* **STATED GOAL**: Omit every picture and return the rest of the data unaltered.

* **SOURCE RECORDS**:
---------------
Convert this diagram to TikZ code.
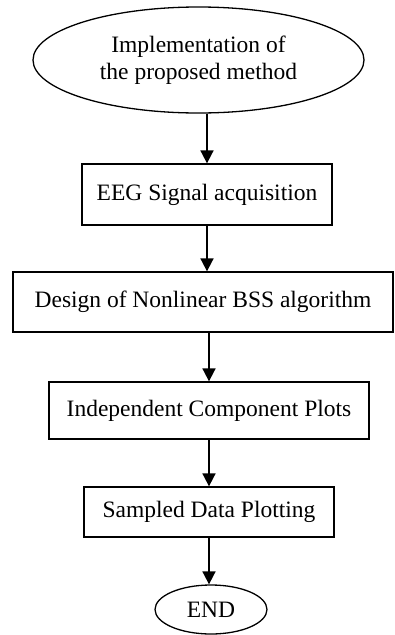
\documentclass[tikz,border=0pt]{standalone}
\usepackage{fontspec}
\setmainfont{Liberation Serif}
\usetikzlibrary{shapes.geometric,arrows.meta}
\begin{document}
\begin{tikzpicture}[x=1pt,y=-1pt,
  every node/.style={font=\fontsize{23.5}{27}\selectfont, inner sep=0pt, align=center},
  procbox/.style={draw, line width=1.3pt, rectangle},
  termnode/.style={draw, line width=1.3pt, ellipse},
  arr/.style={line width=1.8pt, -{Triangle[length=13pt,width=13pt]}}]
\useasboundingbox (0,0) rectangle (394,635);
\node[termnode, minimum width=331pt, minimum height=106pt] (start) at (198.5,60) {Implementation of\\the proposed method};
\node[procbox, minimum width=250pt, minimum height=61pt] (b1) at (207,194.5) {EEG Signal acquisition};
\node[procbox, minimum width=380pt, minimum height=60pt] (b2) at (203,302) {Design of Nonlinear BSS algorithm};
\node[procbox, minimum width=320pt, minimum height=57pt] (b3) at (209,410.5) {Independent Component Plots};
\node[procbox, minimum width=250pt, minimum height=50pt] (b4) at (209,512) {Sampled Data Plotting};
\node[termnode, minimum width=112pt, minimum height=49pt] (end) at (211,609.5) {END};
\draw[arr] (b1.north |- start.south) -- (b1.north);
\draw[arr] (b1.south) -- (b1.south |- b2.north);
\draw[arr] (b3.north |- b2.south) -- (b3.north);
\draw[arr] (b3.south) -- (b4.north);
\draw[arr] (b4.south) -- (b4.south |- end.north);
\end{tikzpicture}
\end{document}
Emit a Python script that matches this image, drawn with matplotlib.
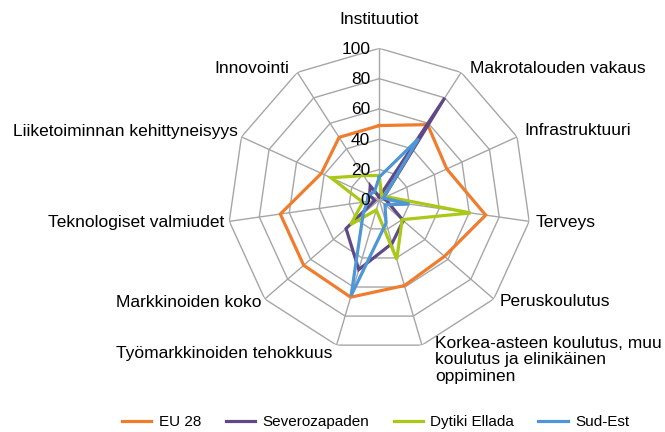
---------------
* **OUTPUT BELOW**:
Convert this diagram to TikZ code.
\documentclass[tikz,border=0pt]{standalone}
\usepackage{fontspec}
\setmainfont{Liberation Serif}
\usetikzlibrary{shapes.geometric,arrows.meta}
\begin{document}
\begin{tikzpicture}[x=1pt,y=-1pt,
  every node/.style={font=\fontsize{23.5}{27}\selectfont, inner sep=0pt, align=center},
  procbox/.style={draw, line width=1.3pt, rectangle},
  termnode/.style={draw, line width=1.3pt, ellipse},
  arr/.style={line width=1.8pt, -{Triangle[length=13pt,width=13pt]}}]
\useasboundingbox (0,0) rectangle (394,635);
\node[termnode, minimum width=331pt, minimum height=106pt] (start) at (198.5,60) {Implementation of\\the proposed method};
\node[procbox, minimum width=250pt, minimum height=61pt] (b1) at (207,194.5) {EEG Signal acquisition};
\node[procbox, minimum width=380pt, minimum height=60pt] (b2) at (203,302) {Design of Nonlinear BSS algorithm};
\node[procbox, minimum width=320pt, minimum height=57pt] (b3) at (209,410.5) {Independent Component Plots};
\node[procbox, minimum width=250pt, minimum height=50pt] (b4) at (209,512) {Sampled Data Plotting};
\node[termnode, minimum width=112pt, minimum height=49pt] (end) at (211,609.5) {END};
\draw[arr] (b1.north |- start.south) -- (b1.north);
\draw[arr] (b1.south) -- (b1.south |- b2.north);
\draw[arr] (b3.north |- b2.south) -- (b3.north);
\draw[arr] (b3.south) -- (b4.north);
\draw[arr] (b4.south) -- (b4.south |- end.north);
\end{tikzpicture}
\end{document}
Emit a Python script that matches this image, drawn with matplotlib.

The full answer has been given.